## Your task
Write the data out again, character for character, with no images.

++++++++

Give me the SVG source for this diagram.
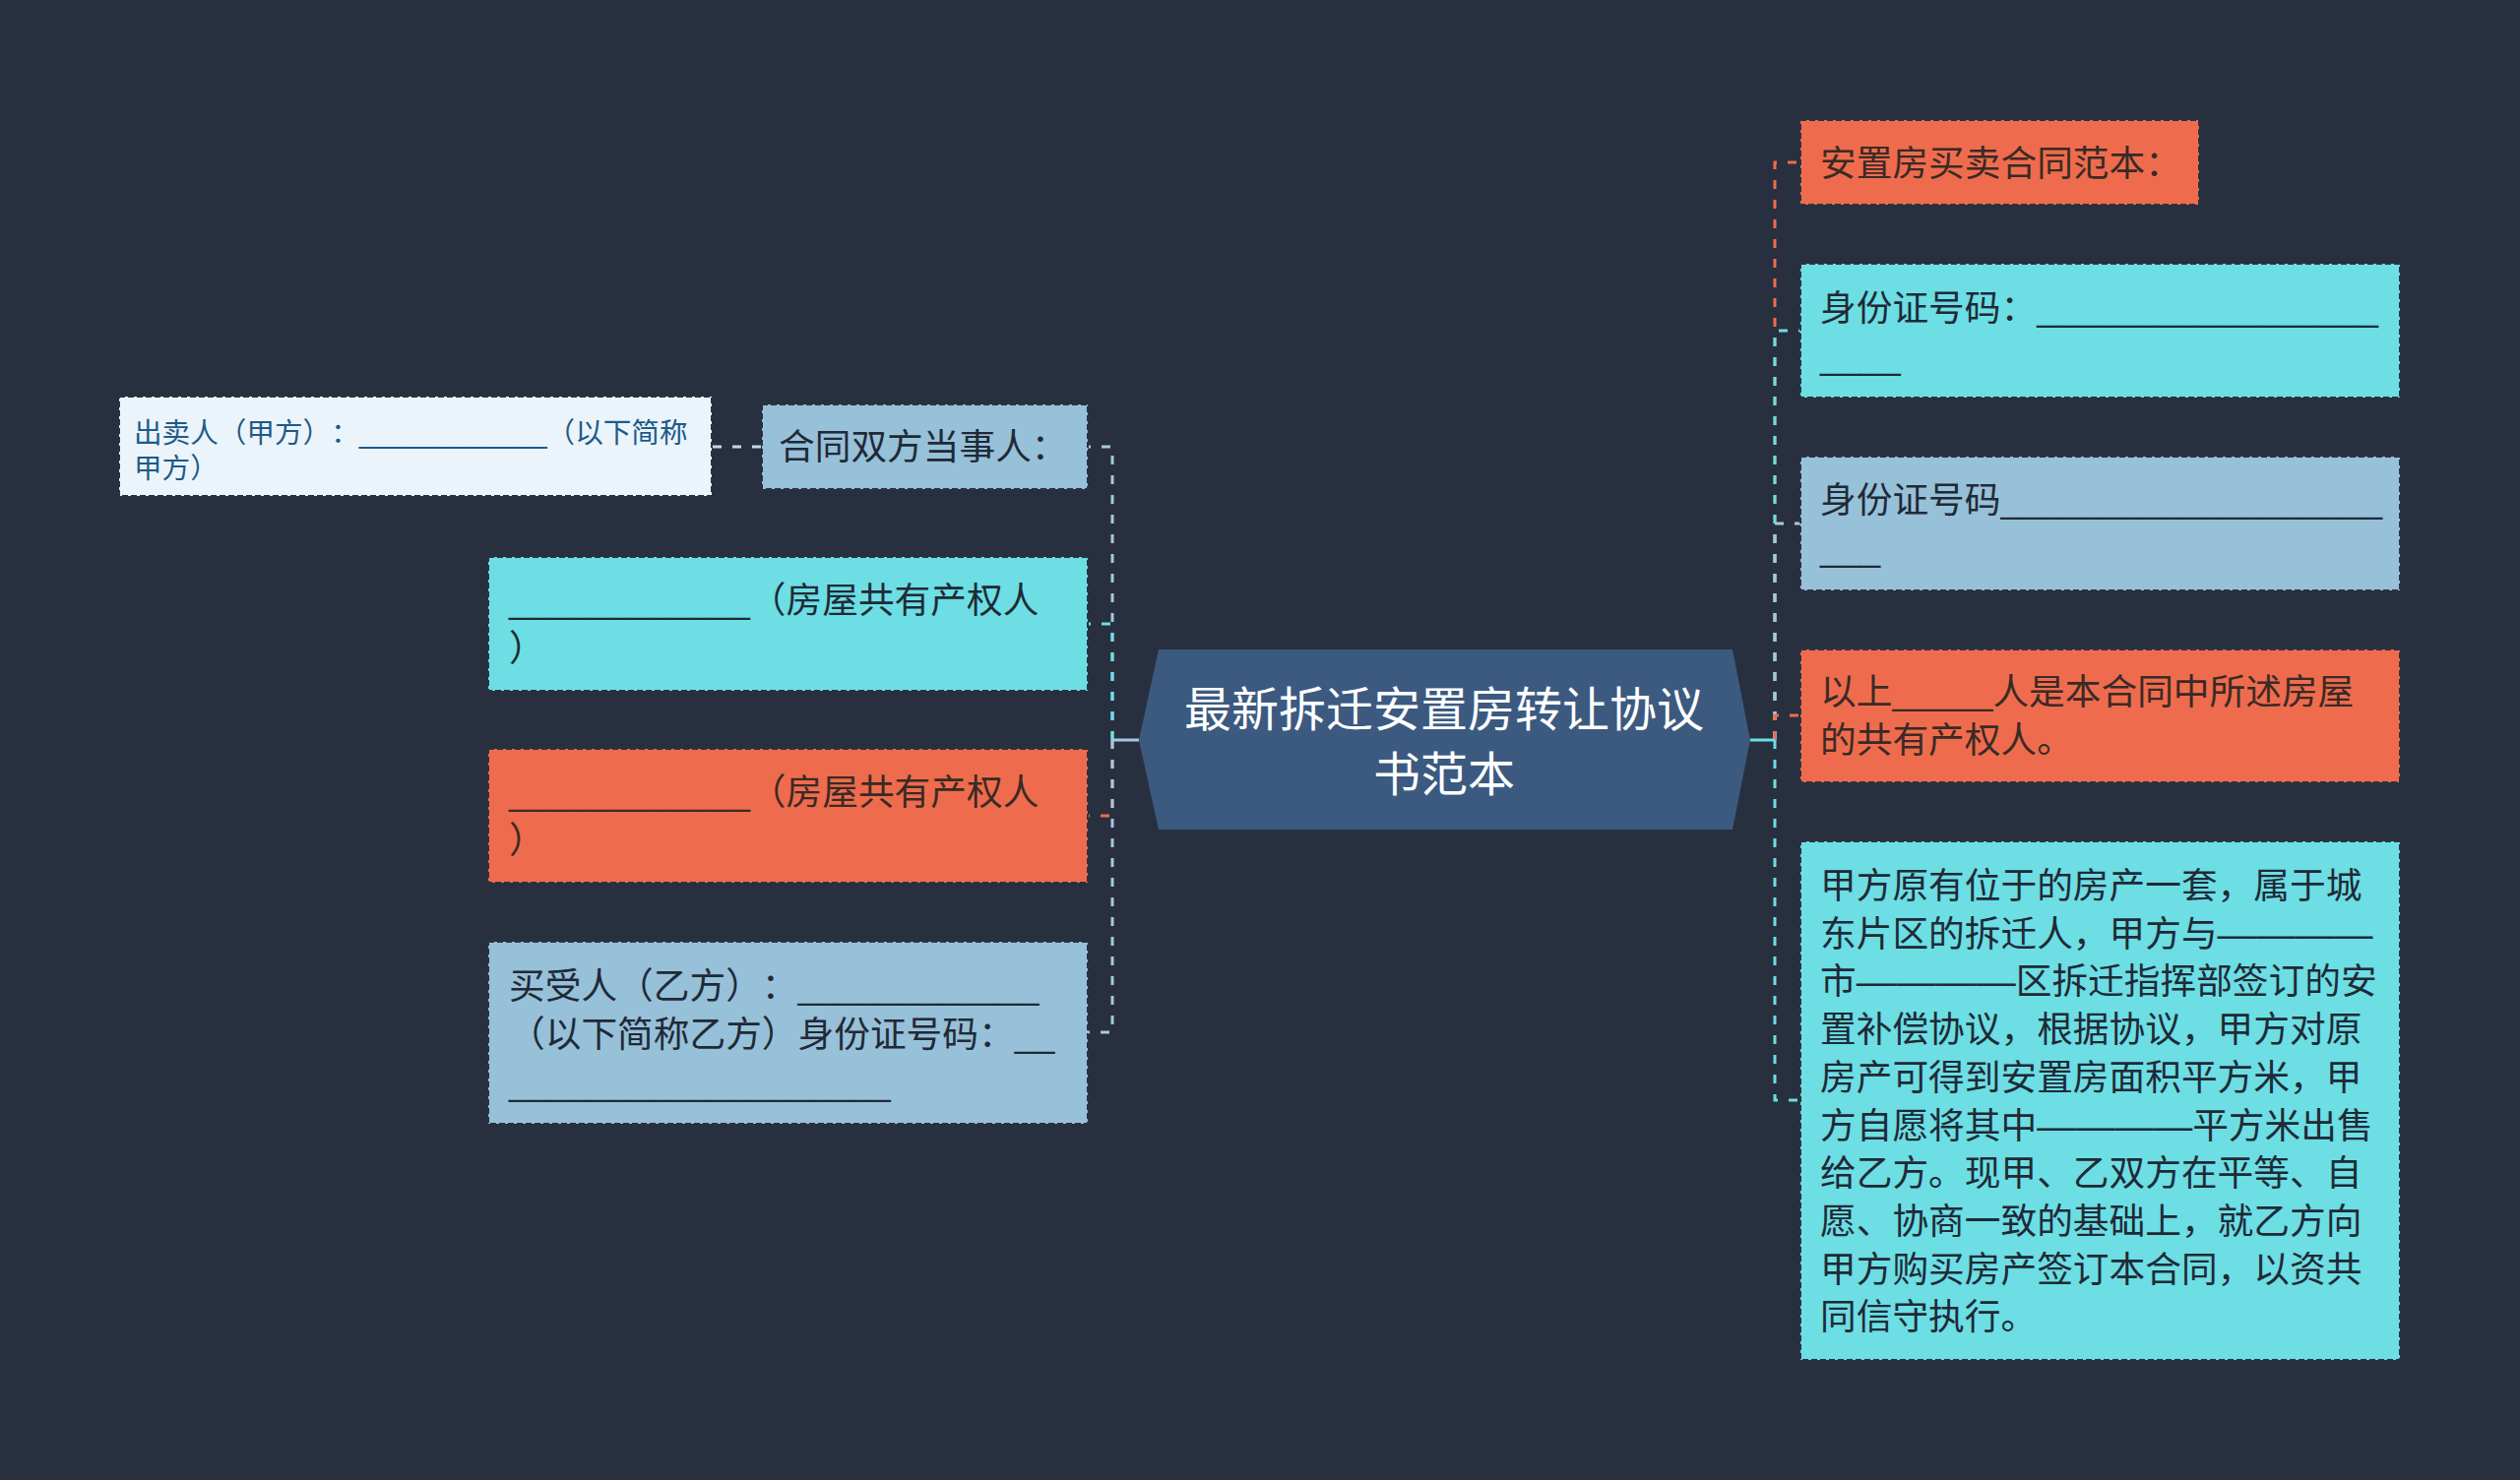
<svg xmlns="http://www.w3.org/2000/svg" width="2560" height="1504" viewBox="0 0 2560 1504">
<defs>
<style>
text{text-spacing-trim:space-all}
.t{font-family:"Liberation Sans","Noto Sans CJK SC",sans-serif;font-size:36.7px;fill:#1F2A36}
.to{fill:#3A2A26}
.ts{font-size:28.6px;fill:#1E5A88}
.tc{font-family:"Liberation Sans","Noto Sans CJK SC",sans-serif;font-size:48px;fill:#FFFFFF;text-anchor:middle}
.box{stroke:#2A3242;stroke-width:2;stroke-dasharray:6 3}
.cy{fill:#6CDEE4}
.or{fill:#EE6C4D}
.lb{fill:#97C0D9}
.wh{fill:#EAF4FA}
.c{fill:none;stroke-width:3;stroke-dasharray:9 11}
.cc{stroke:#6CDEE4}
.co{stroke:#EE6C4D}
.cl{stroke:#A6C8DF}
</style>
</defs>
<rect x="0" y="0" width="2560" height="1504" fill="#28303F"/>
<g id="connectors">
<path class="c cl" d="M1130,752 V454 H1105"/>
<path class="c cc" d="M1130,752 V634 H1105"/>
<path class="c co" d="M1130,752 V829 H1105"/>
<path class="c cl" d="M1130,752 V1049 H1105"/>
<path d="M1157,752 H1130" stroke="#A6C8DF" stroke-width="3" fill="none"/>
<path class="c co" d="M1803,752 V165 H1829"/>
<path class="c cc" d="M1803,752 V336 H1829"/>
<path class="c cl" d="M1803,752 V532 H1829"/>
<path class="c co" d="M1803,752 V727 H1829"/>
<path class="c cc" d="M1803,752 V1118 H1829"/>
<path d="M1778,752 H1803" stroke="#6CDEE4" stroke-width="3" fill="none"/>
<path class="c" stroke="#C2D9EA" d="M773,454 H723"/>
</g>
<g id="center">
<polygon points="1157,752 1177,660 1760,660 1778,752 1760,843 1177,843" fill="#3C5A80"/>
<text class="tc" x="1467" y="738">最新拆迁安置房转让协议</text>
<text class="tc" x="1467" y="804">书范本</text>
</g>
<g id="n-hetong">
<rect class="box lb" x="774" y="411" width="331" height="86"/>
<text class="t" x="791" y="467">合同双方当事人：</text>
</g>
<g id="n-seller">
<rect class="box wh" x="121" y="403" width="602" height="101"/>
<text class="t ts" x="136" y="450">出卖人（甲方）：____________（以下简称</text>
<text class="t ts" x="136" y="486">甲方）</text>
</g>
<g id="n-co1">
<rect class="box cy" x="496" y="566" width="609" height="136"/>
<text class="t" x="517" y="623">____________（房屋共有产权人</text>
<text class="t" x="517" y="672">）</text>
</g>
<g id="n-co2">
<rect class="box or" x="496" y="761" width="609" height="136"/>
<text class="t to" x="517" y="818">____________（房屋共有产权人</text>
<text class="t to" x="517" y="867">）</text>
</g>
<g id="n-buyer">
<rect class="box lb" x="496" y="957" width="609" height="185"/>
<text class="t" x="517" y="1015">买受人（乙方）：____________</text>
<text class="t" x="517" y="1064">（以下简称乙方）身份证号码：__</text>
<text class="t" x="517" y="1113">___________________</text>
</g>
<g id="n-r1">
<rect class="box or" x="1829" y="122" width="405" height="86"/>
<text class="t to" x="1849" y="179">安置房买卖合同范本：</text>
</g>
<g id="n-r2">
<rect class="box cy" x="1829" y="268" width="609" height="136"/>
<text class="t" x="1849" y="326">身份证号码：_________________</text>
<text class="t" x="1849" y="375">____</text>
</g>
<g id="n-r3">
<rect class="box lb" x="1829" y="464" width="609" height="136"/>
<text class="t" x="1849" y="521">身份证号码___________________</text>
<text class="t" x="1849" y="570">___</text>
</g>
<g id="n-r4">
<rect class="box or" x="1829" y="660" width="609" height="135"/>
<text class="t to" x="1849" y="716">以上_____人是本合同中所述房屋</text>
<text class="t to" x="1849" y="765">的共有产权人。</text>
</g>
<g id="n-r5">
<rect class="box cy" x="1829" y="855" width="609" height="527"/>
<text class="t" x="1849" y="913">甲方原有位于的房产一套，属于城</text>
<text class="t" x="1849" y="961.7">东片区的拆迁人，甲方与<tspan textLength="158" lengthAdjust="spacingAndGlyphs">————</tspan></text>
<text class="t" x="1849" y="1010.4">市<tspan textLength="162" lengthAdjust="spacingAndGlyphs">————</tspan>区拆迁指挥部签订的安</text>
<text class="t" x="1849" y="1059.1">置补偿协议，根据协议，甲方对原</text>
<text class="t" x="1849" y="1107.8">房产可得到安置房面积平方米，甲</text>
<text class="t" x="1849" y="1156.5">方自愿将其中<tspan textLength="158" lengthAdjust="spacingAndGlyphs">————</tspan>平方米出售</text>
<text class="t" x="1849" y="1205.2">给乙方。现甲、乙双方在平等、自</text>
<text class="t" x="1849" y="1253.9">愿、协商一致的基础上，就乙方向</text>
<text class="t" x="1849" y="1302.6">甲方购买房产签订本合同，以资共</text>
<text class="t" x="1849" y="1351.3">同信守执行。</text>
</g>
</svg>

++++++++

## Worked solution
Give me the SVG source for this diagram.
<svg xmlns="http://www.w3.org/2000/svg" width="2560" height="1504" viewBox="0 0 2560 1504">
<defs>
<style>
text{text-spacing-trim:space-all}
.t{font-family:"Liberation Sans","Noto Sans CJK SC",sans-serif;font-size:36.7px;fill:#1F2A36}
.to{fill:#3A2A26}
.ts{font-size:28.6px;fill:#1E5A88}
.tc{font-family:"Liberation Sans","Noto Sans CJK SC",sans-serif;font-size:48px;fill:#FFFFFF;text-anchor:middle}
.box{stroke:#2A3242;stroke-width:2;stroke-dasharray:6 3}
.cy{fill:#6CDEE4}
.or{fill:#EE6C4D}
.lb{fill:#97C0D9}
.wh{fill:#EAF4FA}
.c{fill:none;stroke-width:3;stroke-dasharray:9 11}
.cc{stroke:#6CDEE4}
.co{stroke:#EE6C4D}
.cl{stroke:#A6C8DF}
</style>
</defs>
<rect x="0" y="0" width="2560" height="1504" fill="#28303F"/>
<g id="connectors">
<path class="c cl" d="M1130,752 V454 H1105"/>
<path class="c cc" d="M1130,752 V634 H1105"/>
<path class="c co" d="M1130,752 V829 H1105"/>
<path class="c cl" d="M1130,752 V1049 H1105"/>
<path d="M1157,752 H1130" stroke="#A6C8DF" stroke-width="3" fill="none"/>
<path class="c co" d="M1803,752 V165 H1829"/>
<path class="c cc" d="M1803,752 V336 H1829"/>
<path class="c cl" d="M1803,752 V532 H1829"/>
<path class="c co" d="M1803,752 V727 H1829"/>
<path class="c cc" d="M1803,752 V1118 H1829"/>
<path d="M1778,752 H1803" stroke="#6CDEE4" stroke-width="3" fill="none"/>
<path class="c" stroke="#C2D9EA" d="M773,454 H723"/>
</g>
<g id="center">
<polygon points="1157,752 1177,660 1760,660 1778,752 1760,843 1177,843" fill="#3C5A80"/>
<text class="tc" x="1467" y="738">最新拆迁安置房转让协议</text>
<text class="tc" x="1467" y="804">书范本</text>
</g>
<g id="n-hetong">
<rect class="box lb" x="774" y="411" width="331" height="86"/>
<text class="t" x="791" y="467">合同双方当事人：</text>
</g>
<g id="n-seller">
<rect class="box wh" x="121" y="403" width="602" height="101"/>
<text class="t ts" x="136" y="450">出卖人（甲方）：____________（以下简称</text>
<text class="t ts" x="136" y="486">甲方）</text>
</g>
<g id="n-co1">
<rect class="box cy" x="496" y="566" width="609" height="136"/>
<text class="t" x="517" y="623">____________（房屋共有产权人</text>
<text class="t" x="517" y="672">）</text>
</g>
<g id="n-co2">
<rect class="box or" x="496" y="761" width="609" height="136"/>
<text class="t to" x="517" y="818">____________（房屋共有产权人</text>
<text class="t to" x="517" y="867">）</text>
</g>
<g id="n-buyer">
<rect class="box lb" x="496" y="957" width="609" height="185"/>
<text class="t" x="517" y="1015">买受人（乙方）：____________</text>
<text class="t" x="517" y="1064">（以下简称乙方）身份证号码：__</text>
<text class="t" x="517" y="1113">___________________</text>
</g>
<g id="n-r1">
<rect class="box or" x="1829" y="122" width="405" height="86"/>
<text class="t to" x="1849" y="179">安置房买卖合同范本：</text>
</g>
<g id="n-r2">
<rect class="box cy" x="1829" y="268" width="609" height="136"/>
<text class="t" x="1849" y="326">身份证号码：_________________</text>
<text class="t" x="1849" y="375">____</text>
</g>
<g id="n-r3">
<rect class="box lb" x="1829" y="464" width="609" height="136"/>
<text class="t" x="1849" y="521">身份证号码___________________</text>
<text class="t" x="1849" y="570">___</text>
</g>
<g id="n-r4">
<rect class="box or" x="1829" y="660" width="609" height="135"/>
<text class="t to" x="1849" y="716">以上_____人是本合同中所述房屋</text>
<text class="t to" x="1849" y="765">的共有产权人。</text>
</g>
<g id="n-r5">
<rect class="box cy" x="1829" y="855" width="609" height="527"/>
<text class="t" x="1849" y="913">甲方原有位于的房产一套，属于城</text>
<text class="t" x="1849" y="961.7">东片区的拆迁人，甲方与<tspan textLength="158" lengthAdjust="spacingAndGlyphs">————</tspan></text>
<text class="t" x="1849" y="1010.4">市<tspan textLength="162" lengthAdjust="spacingAndGlyphs">————</tspan>区拆迁指挥部签订的安</text>
<text class="t" x="1849" y="1059.1">置补偿协议，根据协议，甲方对原</text>
<text class="t" x="1849" y="1107.8">房产可得到安置房面积平方米，甲</text>
<text class="t" x="1849" y="1156.5">方自愿将其中<tspan textLength="158" lengthAdjust="spacingAndGlyphs">————</tspan>平方米出售</text>
<text class="t" x="1849" y="1205.2">给乙方。现甲、乙双方在平等、自</text>
<text class="t" x="1849" y="1253.9">愿、协商一致的基础上，就乙方向</text>
<text class="t" x="1849" y="1302.6">甲方购买房产签订本合同，以资共</text>
<text class="t" x="1849" y="1351.3">同信守执行。</text>
</g>
</svg>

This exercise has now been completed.